The violence unleashed by that disclosure would pale in comparison to the bloodshed unleashed by British contributions to the Iran-Iraq war, however. Two years earlier, Washington — intensely unhappy about Khomeini coming to power — contacted then-ruler of Iraq, a close US ally, and offered financial support and arms if he were to invade his upstart neighbour. Hussein, who viewed Shiite fundamentalism as a threat to his power, eagerly acquiesced — Iran was invaded 22 September 1980. Both he and Carter banked on a swift collapse of Ayatollah Khomeini’s newly minted regime. What resulted was the 20th Century’s longest conventional war.

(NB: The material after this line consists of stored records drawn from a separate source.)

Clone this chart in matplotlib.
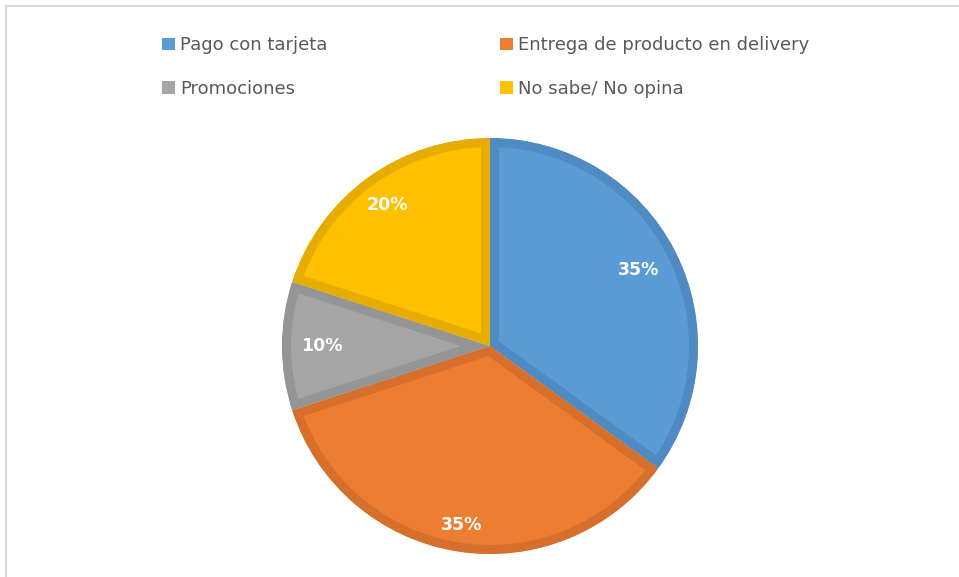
import matplotlib.pyplot as plt
import numpy as np
from matplotlib.patches import Patch
from matplotlib.lines import Line2D

labels = ['Pago con tarjeta', 'Entrega de producto en delivery', 'Promociones', 'No sabe/ No opina']
values = [35, 35, 10, 20]
colors = ['#5B9BD5', '#ED7D31', '#A5A5A5', '#FFC000']
edges = ['#4F8AC2', '#D56F2B', '#959595', '#E6AC00']
# label distance from centre (fraction of radius), excel "best fit" look
label_dist = [0.80, 0.87, 0.81, 0.84]

W, H = 959, 577
fig = plt.figure(figsize=(W / 100, H / 100), dpi=100)

# pie axes placed so centre ~ (490, 346) px, radius ~208 px
cx, cy, r = 490, 346, 208
ax = fig.add_axes([(cx - r) / W, (H - cy - r) / H, 2 * r / W, 2 * r / H])

wedges, _ = ax.pie(values, colors=colors, startangle=90, counterclock=False, radius=1)
for w, ec in zip(wedges, edges):
    w.set_edgecolor(ec)
    w.set_linewidth(13)  # half of it is clipped away -> ~9px inner stroke
    w.set_clip_path(w)
    w.set_clip_on(True)

for w, v, d in zip(wedges, values, label_dist):
    ang = np.deg2rad((w.theta1 + w.theta2) / 2)
    ax.text(d * np.cos(ang), d * np.sin(ang), f'{v}%', color='white',
            fontsize=12.5, fontweight='bold', ha='center', va='center')

ax.set_xlim(-1, 1)
ax.set_ylim(-1, 1)
ax.set_aspect('equal')
ax.axis('off')

# legend filled row by row like the original (matplotlib fills by column)
order = [0, 2, 1, 3]
handles = [Patch(facecolor=colors[i], edgecolor='none') for i in order]
leg = fig.legend(handles, [labels[i] for i in order], loc='upper left',
                 bbox_to_anchor=(146 / W, 1 - 20 / H),
                 ncol=2, frameon=False, fontsize=13, handlelength=0.7, handleheight=0.7,
                 handletextpad=0.3, columnspacing=9.55, labelspacing=1.42,
                 labelcolor='#595959')

# thin chart-area frame (top and left visible)
fig.add_artist(Line2D([5.5 / W, 5.5 / W], [0, 1 - 6 / H], color='#D9D9D9', lw=1.5))
fig.add_artist(Line2D([5.5 / W, 1], [1 - 6 / H, 1 - 6 / H], color='#D9D9D9', lw=1.5))

fig.savefig('out.png', dpi=100)
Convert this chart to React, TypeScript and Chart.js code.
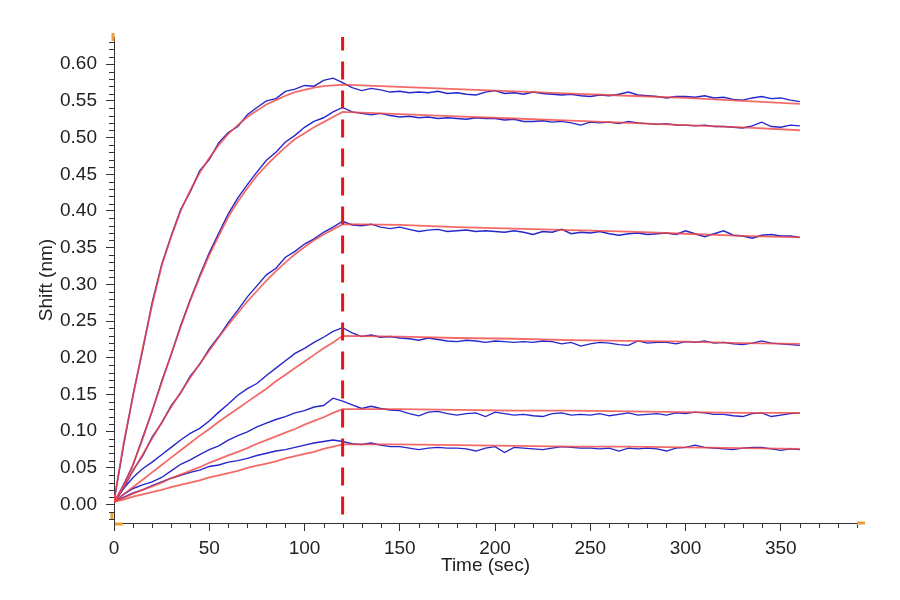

In contravention of a UN embargo which banned the supply of arms to either country, both the US and UK would go on to arm both sides in the conflict, helping greatly extend and exacerbate a conflict which would claim the lives of one and a half million people over the course of nearly eight years. Iran would receive almost US$2 billion in weaponry over the course of the hostilities, while Iraq reaped US$4.7 billion.
No official was ever prosecuted, penalised or reprimanded for their role in the complex conspiracy, although the ‘Arms to Iraq’ scandal was officially investigated by the Scott Inquiry in the mid-1990s. The investigation was essentially a whitewash farce, which exonerated all involved from any wrongdoing, and kept 90 percent of its resultant report’s content classified — only its conclusion, that “the Government only violated the embargo in an effort to keep the country’s machine-tool industry in business”, was released to the public.
London’s extremely aggressive stance on Tehran in the present day is rendered all the more perverse given Whitehall played such a crucial role in promoting and supporting Khomeini before, during and after the Islamic revolution, turned a blind eye to his government’s most extreme actions, and did its utmost to train and equip Iranian forces. One wonders how many British-made weapons are still in circulating among the country’s military today — and whether, without Whitehall’s support for the Ayatollah, Iran’s history would’ve taken the same path.